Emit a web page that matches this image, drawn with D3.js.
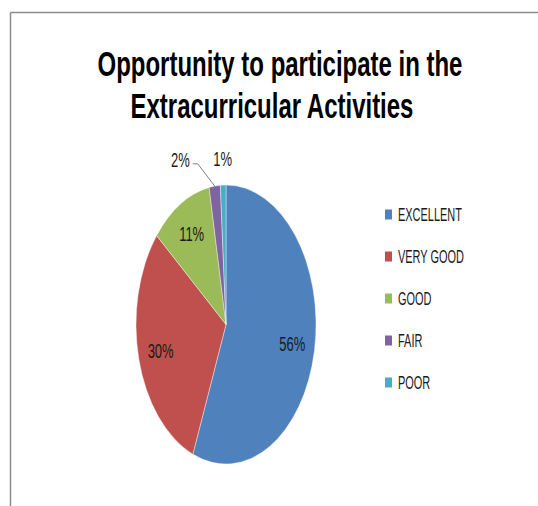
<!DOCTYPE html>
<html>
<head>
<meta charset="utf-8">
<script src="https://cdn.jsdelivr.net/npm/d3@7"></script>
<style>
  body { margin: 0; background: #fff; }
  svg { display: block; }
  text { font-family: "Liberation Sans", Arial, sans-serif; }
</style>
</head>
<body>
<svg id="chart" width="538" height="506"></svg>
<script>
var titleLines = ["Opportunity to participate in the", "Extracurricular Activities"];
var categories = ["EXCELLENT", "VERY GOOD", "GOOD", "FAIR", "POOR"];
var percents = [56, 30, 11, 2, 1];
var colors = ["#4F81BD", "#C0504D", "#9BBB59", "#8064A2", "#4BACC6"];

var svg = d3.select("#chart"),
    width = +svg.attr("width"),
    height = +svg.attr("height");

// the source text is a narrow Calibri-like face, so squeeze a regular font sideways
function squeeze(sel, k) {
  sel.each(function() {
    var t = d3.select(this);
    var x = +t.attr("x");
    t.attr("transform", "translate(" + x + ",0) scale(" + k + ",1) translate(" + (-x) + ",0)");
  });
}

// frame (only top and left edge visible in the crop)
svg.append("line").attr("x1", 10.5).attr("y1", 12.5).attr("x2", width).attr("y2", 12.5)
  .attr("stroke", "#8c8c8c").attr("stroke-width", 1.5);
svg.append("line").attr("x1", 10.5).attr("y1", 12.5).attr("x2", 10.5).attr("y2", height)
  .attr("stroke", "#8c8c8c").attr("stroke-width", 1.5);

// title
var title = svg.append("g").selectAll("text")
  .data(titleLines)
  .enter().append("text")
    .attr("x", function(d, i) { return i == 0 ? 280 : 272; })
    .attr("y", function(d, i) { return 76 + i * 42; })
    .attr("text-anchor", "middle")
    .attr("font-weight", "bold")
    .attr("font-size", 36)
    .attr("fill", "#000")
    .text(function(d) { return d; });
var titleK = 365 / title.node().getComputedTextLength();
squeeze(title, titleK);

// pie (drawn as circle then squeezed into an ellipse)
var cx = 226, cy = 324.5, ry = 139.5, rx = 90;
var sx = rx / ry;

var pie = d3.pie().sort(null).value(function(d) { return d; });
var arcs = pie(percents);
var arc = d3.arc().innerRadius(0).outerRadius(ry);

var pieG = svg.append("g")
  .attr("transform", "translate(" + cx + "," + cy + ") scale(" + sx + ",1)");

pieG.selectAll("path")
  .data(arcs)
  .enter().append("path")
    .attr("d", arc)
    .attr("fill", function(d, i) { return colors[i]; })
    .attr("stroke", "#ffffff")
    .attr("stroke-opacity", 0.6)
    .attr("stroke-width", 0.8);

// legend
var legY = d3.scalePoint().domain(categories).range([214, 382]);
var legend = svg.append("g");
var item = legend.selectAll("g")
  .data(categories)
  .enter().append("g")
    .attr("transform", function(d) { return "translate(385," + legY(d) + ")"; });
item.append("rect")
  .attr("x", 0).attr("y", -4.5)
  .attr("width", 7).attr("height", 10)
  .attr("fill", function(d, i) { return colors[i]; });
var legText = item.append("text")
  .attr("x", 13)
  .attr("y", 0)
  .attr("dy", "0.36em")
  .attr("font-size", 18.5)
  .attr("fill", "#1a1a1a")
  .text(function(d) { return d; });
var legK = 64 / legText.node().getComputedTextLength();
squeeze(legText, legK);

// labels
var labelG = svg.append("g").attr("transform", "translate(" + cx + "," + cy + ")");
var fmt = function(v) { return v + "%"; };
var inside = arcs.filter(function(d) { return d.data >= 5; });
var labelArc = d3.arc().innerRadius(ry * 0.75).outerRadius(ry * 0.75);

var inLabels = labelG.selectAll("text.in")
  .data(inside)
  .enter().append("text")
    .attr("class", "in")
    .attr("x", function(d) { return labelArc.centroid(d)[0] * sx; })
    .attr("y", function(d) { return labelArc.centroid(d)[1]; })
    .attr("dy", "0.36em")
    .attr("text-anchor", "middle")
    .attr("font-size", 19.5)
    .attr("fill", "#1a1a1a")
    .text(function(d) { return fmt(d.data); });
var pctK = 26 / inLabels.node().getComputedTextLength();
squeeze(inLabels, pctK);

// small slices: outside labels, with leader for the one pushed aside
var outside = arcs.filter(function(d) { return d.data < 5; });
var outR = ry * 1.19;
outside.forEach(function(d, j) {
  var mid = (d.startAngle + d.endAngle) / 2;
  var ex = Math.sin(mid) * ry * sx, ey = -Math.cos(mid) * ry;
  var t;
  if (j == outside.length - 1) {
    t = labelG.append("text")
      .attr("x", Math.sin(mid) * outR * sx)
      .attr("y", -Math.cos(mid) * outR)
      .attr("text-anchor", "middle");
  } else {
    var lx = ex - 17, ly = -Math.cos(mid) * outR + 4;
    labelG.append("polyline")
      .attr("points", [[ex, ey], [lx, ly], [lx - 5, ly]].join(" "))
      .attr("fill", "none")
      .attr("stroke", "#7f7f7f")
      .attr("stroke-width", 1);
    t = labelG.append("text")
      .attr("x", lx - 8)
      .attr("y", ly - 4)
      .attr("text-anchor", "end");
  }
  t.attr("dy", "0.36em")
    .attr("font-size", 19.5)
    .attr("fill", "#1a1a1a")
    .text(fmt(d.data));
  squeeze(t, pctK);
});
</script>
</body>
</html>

■ ■ ■ ■ ■ ■ ■

_Exercise goal_
Without the images, write out each line of the data verbatim.

_Worked answer_
Emit a web page that matches this image, drawn with D3.js.
<!DOCTYPE html>
<html>
<head>
<meta charset="utf-8">
<script src="https://cdn.jsdelivr.net/npm/d3@7"></script>
<style>
  body { margin: 0; background: #fff; }
  svg { display: block; }
  text { font-family: "Liberation Sans", Arial, sans-serif; }
</style>
</head>
<body>
<svg id="chart" width="538" height="506"></svg>
<script>
var titleLines = ["Opportunity to participate in the", "Extracurricular Activities"];
var categories = ["EXCELLENT", "VERY GOOD", "GOOD", "FAIR", "POOR"];
var percents = [56, 30, 11, 2, 1];
var colors = ["#4F81BD", "#C0504D", "#9BBB59", "#8064A2", "#4BACC6"];

var svg = d3.select("#chart"),
    width = +svg.attr("width"),
    height = +svg.attr("height");

// the source text is a narrow Calibri-like face, so squeeze a regular font sideways
function squeeze(sel, k) {
  sel.each(function() {
    var t = d3.select(this);
    var x = +t.attr("x");
    t.attr("transform", "translate(" + x + ",0) scale(" + k + ",1) translate(" + (-x) + ",0)");
  });
}

// frame (only top and left edge visible in the crop)
svg.append("line").attr("x1", 10.5).attr("y1", 12.5).attr("x2", width).attr("y2", 12.5)
  .attr("stroke", "#8c8c8c").attr("stroke-width", 1.5);
svg.append("line").attr("x1", 10.5).attr("y1", 12.5).attr("x2", 10.5).attr("y2", height)
  .attr("stroke", "#8c8c8c").attr("stroke-width", 1.5);

// title
var title = svg.append("g").selectAll("text")
  .data(titleLines)
  .enter().append("text")
    .attr("x", function(d, i) { return i == 0 ? 280 : 272; })
    .attr("y", function(d, i) { return 76 + i * 42; })
    .attr("text-anchor", "middle")
    .attr("font-weight", "bold")
    .attr("font-size", 36)
    .attr("fill", "#000")
    .text(function(d) { return d; });
var titleK = 365 / title.node().getComputedTextLength();
squeeze(title, titleK);

// pie (drawn as circle then squeezed into an ellipse)
var cx = 226, cy = 324.5, ry = 139.5, rx = 90;
var sx = rx / ry;

var pie = d3.pie().sort(null).value(function(d) { return d; });
var arcs = pie(percents);
var arc = d3.arc().innerRadius(0).outerRadius(ry);

var pieG = svg.append("g")
  .attr("transform", "translate(" + cx + "," + cy + ") scale(" + sx + ",1)");

pieG.selectAll("path")
  .data(arcs)
  .enter().append("path")
    .attr("d", arc)
    .attr("fill", function(d, i) { return colors[i]; })
    .attr("stroke", "#ffffff")
    .attr("stroke-opacity", 0.6)
    .attr("stroke-width", 0.8);

// legend
var legY = d3.scalePoint().domain(categories).range([214, 382]);
var legend = svg.append("g");
var item = legend.selectAll("g")
  .data(categories)
  .enter().append("g")
    .attr("transform", function(d) { return "translate(385," + legY(d) + ")"; });
item.append("rect")
  .attr("x", 0).attr("y", -4.5)
  .attr("width", 7).attr("height", 10)
  .attr("fill", function(d, i) { return colors[i]; });
var legText = item.append("text")
  .attr("x", 13)
  .attr("y", 0)
  .attr("dy", "0.36em")
  .attr("font-size", 18.5)
  .attr("fill", "#1a1a1a")
  .text(function(d) { return d; });
var legK = 64 / legText.node().getComputedTextLength();
squeeze(legText, legK);

// labels
var labelG = svg.append("g").attr("transform", "translate(" + cx + "," + cy + ")");
var fmt = function(v) { return v + "%"; };
var inside = arcs.filter(function(d) { return d.data >= 5; });
var labelArc = d3.arc().innerRadius(ry * 0.75).outerRadius(ry * 0.75);

var inLabels = labelG.selectAll("text.in")
  .data(inside)
  .enter().append("text")
    .attr("class", "in")
    .attr("x", function(d) { return labelArc.centroid(d)[0] * sx; })
    .attr("y", function(d) { return labelArc.centroid(d)[1]; })
    .attr("dy", "0.36em")
    .attr("text-anchor", "middle")
    .attr("font-size", 19.5)
    .attr("fill", "#1a1a1a")
    .text(function(d) { return fmt(d.data); });
var pctK = 26 / inLabels.node().getComputedTextLength();
squeeze(inLabels, pctK);

// small slices: outside labels, with leader for the one pushed aside
var outside = arcs.filter(function(d) { return d.data < 5; });
var outR = ry * 1.19;
outside.forEach(function(d, j) {
  var mid = (d.startAngle + d.endAngle) / 2;
  var ex = Math.sin(mid) * ry * sx, ey = -Math.cos(mid) * ry;
  var t;
  if (j == outside.length - 1) {
    t = labelG.append("text")
      .attr("x", Math.sin(mid) * outR * sx)
      .attr("y", -Math.cos(mid) * outR)
      .attr("text-anchor", "middle");
  } else {
    var lx = ex - 17, ly = -Math.cos(mid) * outR + 4;
    labelG.append("polyline")
      .attr("points", [[ex, ey], [lx, ly], [lx - 5, ly]].join(" "))
      .attr("fill", "none")
      .attr("stroke", "#7f7f7f")
      .attr("stroke-width", 1);
    t = labelG.append("text")
      .attr("x", lx - 8)
      .attr("y", ly - 4)
      .attr("text-anchor", "end");
  }
  t.attr("dy", "0.36em")
    .attr("font-size", 19.5)
    .attr("fill", "#1a1a1a")
    .text(fmt(d.data));
  squeeze(t, pctK);
});
</script>
</body>
</html>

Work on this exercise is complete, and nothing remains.